Wenngleich die Ausgeglichenheit des Staatshaushaltes ein erstrebenswertes Ziel ist, so wird es doch voraussehend sein, zugunsten späterer Steueraufkommen einen unbedeutenden Ausfall in Kauf zu nehmen. Die Frage der Schillingeröffnungsbilanz ist ein so komplexes Problem, daß sie nicht durch Beurteilung allein vom fiskalischen Standpunkt gelöst werden kann.

Es geht in erster Linie um die Bilanzwahrheit; sie zu erreichen, liegt im eminenten Interesse der einander oft widerstrebenden Interessen und Tendenzen der Unternehmer, der Dienstnehmer und der Finanzverwaltung. Der Unternehmer, weil nur so die notwendige Erneuerung der technischen Mittel möglich und die Steigerung der Wettbewerbsfähigkeit, ja das Verbleiben im Wirtschaftsprozeß überhaupt sichergestellt sind; der Dienstnehmer, weil durch den Wegfall der Scheingewinnbesteuerung die untergrabenen Voraussetzungen für eine kontinuierliche Beschäftigung, eben für die Vollbeschäftigung, gefestigt und vielfach erst geschaffen werden; schließlich der Finanzverwaltung, weil sie im Grunde den tatsächlichen wirtschaftlichen Gewinn versteuern will und weiß, daß sie mit der zusätzlichen Besteuerung der Substanz sich selbst die Aussicht auf künftigen Ertrag mindert.
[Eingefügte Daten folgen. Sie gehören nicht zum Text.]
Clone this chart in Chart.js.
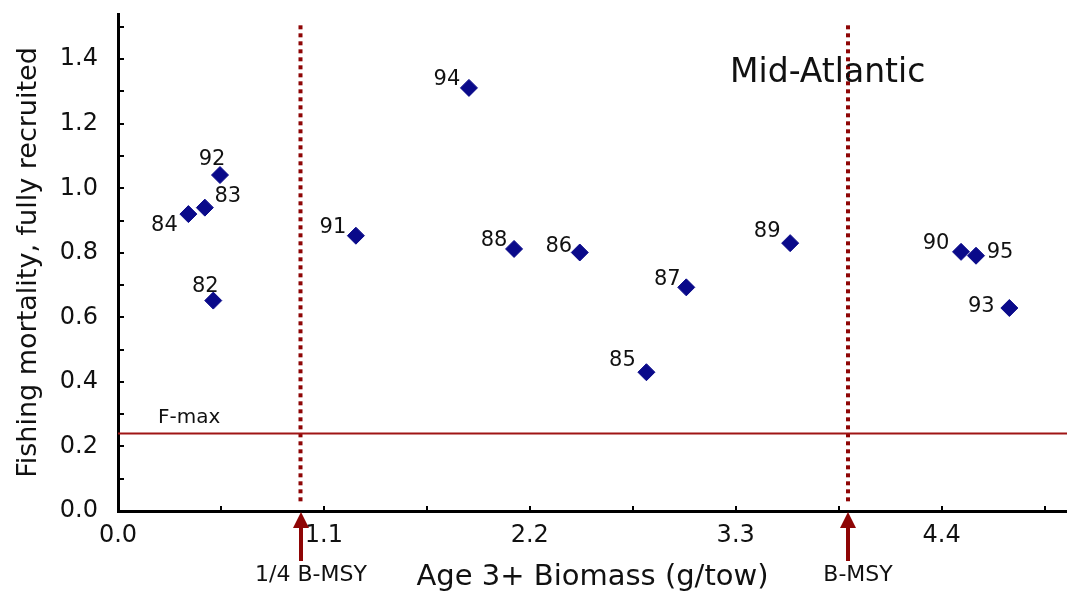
<!DOCTYPE html>
<html>
<head>
<meta charset="utf-8">
<script src="https://cdn.jsdelivr.net/npm/chart.js@4/dist/chart.umd.min.js"></script>
<style>
  body { margin: 0; background: #fff; }
  canvas { display: block; }
</style>
</head>
<body>
<canvas id="chart" width="1067" height="599"></canvas>
<script>
// year labels (19xx) with biomass (g/tow) and fishing mortality
const years = ['92', '83', '84', '82', '91', '94', '88', '86', '87', '85', '89', '90', '95', '93'];
const biomass = [0.545, 0.464, 0.376, 0.509, 1.271, 1.875, 2.116, 2.467, 3.036, 2.823, 3.591, 4.504, 4.584, 4.762];
const mortality = [1.041, 0.940, 0.920, 0.652, 0.853, 1.311, 0.812, 0.801, 0.693, 0.430, 0.830, 0.803, 0.791, 0.629];

// where each year label sits relative to its point (px)
const labelDx = [-8, 23, -24, -8, -23, -22, -20, -21, -19, -24, -23, -25, 24, -28];
const labelDy = [-15, -11, 11, -14, -8, -8, -8, -6, -8, -12, -12, -8, -3, -1];

// reference points
const bMsy = 3.9;
const quarterBMsy = 0.975;
const fMax = 0.24;

const xTickLabels = ['0.0', '1.1', '2.2', '3.3', '4.4'];
const yTickLabels = ['0.0', '0.2', '0.4', '0.6', '0.8', '1.0', '1.2', '1.4'];

const RED = '#8e0505';
const NAVY = '#0a0a8a';
const FONT = "'DejaVu Sans', sans-serif";

Chart.defaults.font.family = FONT;
Chart.defaults.color = '#111';

const points = biomass.map((b, i) => ({ x: b, y: mortality[i] }));

// inward tick marks, year labels, arrows and notes
const decorPlugin = {
  id: 'decor',
  afterDraw(chart) {
    const { ctx, chartArea } = chart;
    const xs = chart.scales.x;
    const ys = chart.scales.y;
    ctx.save();

    ctx.strokeStyle = '#000';
    ctx.lineWidth = 2;
    ys.ticks.forEach((t) => {
      const py = Math.round(ys.getPixelForValue(t.value));
      ctx.beginPath();
      ctx.moveTo(chartArea.left, py);
      ctx.lineTo(chartArea.left + 6, py);
      ctx.stroke();
    });
    xs.ticks.forEach((t) => {
      const px = Math.round(xs.getPixelForValue(t.value));
      ctx.beginPath();
      ctx.moveTo(px, chartArea.bottom);
      ctx.lineTo(px, chartArea.bottom - 5);
      ctx.stroke();
    });

    // year labels
    const meta = chart.getDatasetMeta(0);
    ctx.fillStyle = '#111';
    ctx.font = '21px ' + FONT;
    ctx.textAlign = 'center';
    ctx.textBaseline = 'middle';
    meta.data.forEach((el, i) => {
      ctx.fillText(years[i], el.x + labelDx[i], el.y + labelDy[i]);
    });

    // F-max note
    ctx.font = '20px ' + FONT;
    ctx.textAlign = 'left';
    ctx.textBaseline = 'bottom';
    ctx.fillText('F-max', xs.getPixelForValue(0.214), ys.getPixelForValue(fMax) - 6);

    // region title
    ctx.font = '33px ' + FONT;
    ctx.textBaseline = 'middle';
    ctx.fillText('Mid-Atlantic', xs.getPixelForValue(3.27), ys.getPixelForValue(1.357));

    // arrows under the axis
    [[quarterBMsy, '1/4 B-MSY'], [bMsy, 'B-MSY']].forEach(([v, txt]) => {
      const px = Math.round(xs.getPixelForValue(v));
      const base = chartArea.bottom;
      ctx.fillStyle = RED;
      ctx.beginPath();
      ctx.moveTo(px, base + 1);
      ctx.lineTo(px - 8, base + 17);
      ctx.lineTo(px + 8, base + 17);
      ctx.closePath();
      ctx.fill();
      ctx.fillRect(px - 2, base + 16, 4, 34);
      ctx.fillStyle = '#111';
      ctx.font = '22px ' + FONT;
      ctx.textAlign = 'center';
      ctx.fillText(txt, px + 10, 575);
    });

    ctx.restore();
  },
};

new Chart(document.getElementById('chart'), {
  type: 'scatter',
  data: {
    datasets: [
      {
        label: 'Years',
        data: points,
        pointStyle: 'rectRot',
        pointRadius: 8.5,
        backgroundColor: NAVY,
        borderColor: NAVY,
        borderWidth: 1,
      },
      {
        label: 'F-max',
        type: 'line',
        data: [{ x: 0, y: fMax }, { x: 5.07, y: fMax }],
        borderColor: '#a01515',
        borderWidth: 2,
        pointRadius: 0,
      },
      {
        label: '1/4 B-MSY',
        type: 'line',
        data: [{ x: quarterBMsy, y: 0.03 }, { x: quarterBMsy, y: 1.51 }],
        borderColor: RED,
        borderWidth: 4,
        borderDash: [4, 4],
        pointRadius: 0,
      },
      {
        label: 'B-MSY',
        type: 'line',
        data: [{ x: bMsy, y: 0.03 }, { x: bMsy, y: 1.51 }],
        borderColor: RED,
        borderWidth: 4,
        borderDash: [4, 4],
        pointRadius: 0,
      },
    ],
  },
  options: {
    responsive: false,
    animation: false,
    layout: { autoPadding: false, padding: { top: 14, left: 0, right: 0, bottom: 0 } },
    plugins: {
      legend: { display: false },
      tooltip: { enabled: false },
    },
    scales: {
      x: {
        type: 'linear',
        min: 0,
        max: 5.07,
        grid: { display: false, drawTicks: false },
        border: { display: true, color: '#000', width: 3 },
        ticks: {
          stepSize: 0.55,
          includeBounds: false,
          autoSkip: false,
          maxRotation: 0,
          padding: 10,
          color: '#111',
          font: { size: 24 },
          callback: (v, i) => (i % 2 === 0 ? xTickLabels[i / 2] : ''),
        },
        title: {
          display: true,
          text: 'Age 3+ Biomass (g/tow)',
          color: '#111',
          font: { size: 29 },
          padding: { top: 0, bottom: 4 },
        },
        afterFit: (scale) => {
          scale.height = 88;
          scale.paddingLeft = 0;
          scale.paddingRight = 0;
        },
      },
      y: {
        min: 0,
        max: 1.54,
        grid: { display: false, drawTicks: false },
        border: { display: true, color: '#000', width: 3 },
        ticks: {
          stepSize: 0.1,
          includeBounds: false,
          autoSkip: false,
          padding: 20,
          color: '#111',
          font: { size: 24 },
          callback: (v, i) => (i % 2 === 0 ? yTickLabels[i / 2] : ''),
        },
        title: {
          display: true,
          text: 'Fishing mortality, fully recruited',
          color: '#111',
          font: { size: 27 },
          padding: { top: 13, bottom: 0 },
        },
        afterFit: (scale) => {
          scale.width = 118;
          scale.paddingTop = 0;
          scale.paddingBottom = 0;
        },
      },
    },
  },
  plugins: [decorPlugin],
});
</script>
</body>
</html>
Wenn in diesen Zeilen einem berechtigten Anspruch eines Teiles des Gemeinwesens das Wort geredet wurde, von dem man manchmal glaubt, daß er eines aufrechten Eintretens nicht Wert sei, wo andere Stände ganz andere Sorgen und brennendere Bedürfnisse haben, so sei zum Schlüsse gesagt, daß es darum geht, dem Recht und der Vernunft überall zum Durchbruch zu verhelfen. In diesem besonderen Fall aber geht es nicht um die Besserstellung einer Schicht, sondern darum, der akuten Gefahr des Substanzverzehres in der Wirtschaft zu begegnen, in der die Mehrzahl der Staatsbürger ihr Brot findet, und damit der Arbeitslosigkeit voraussehend die durch den gegenwärtigen Wirtschaftszustand gegebene Ansatzmöglichkeit zu nehmen.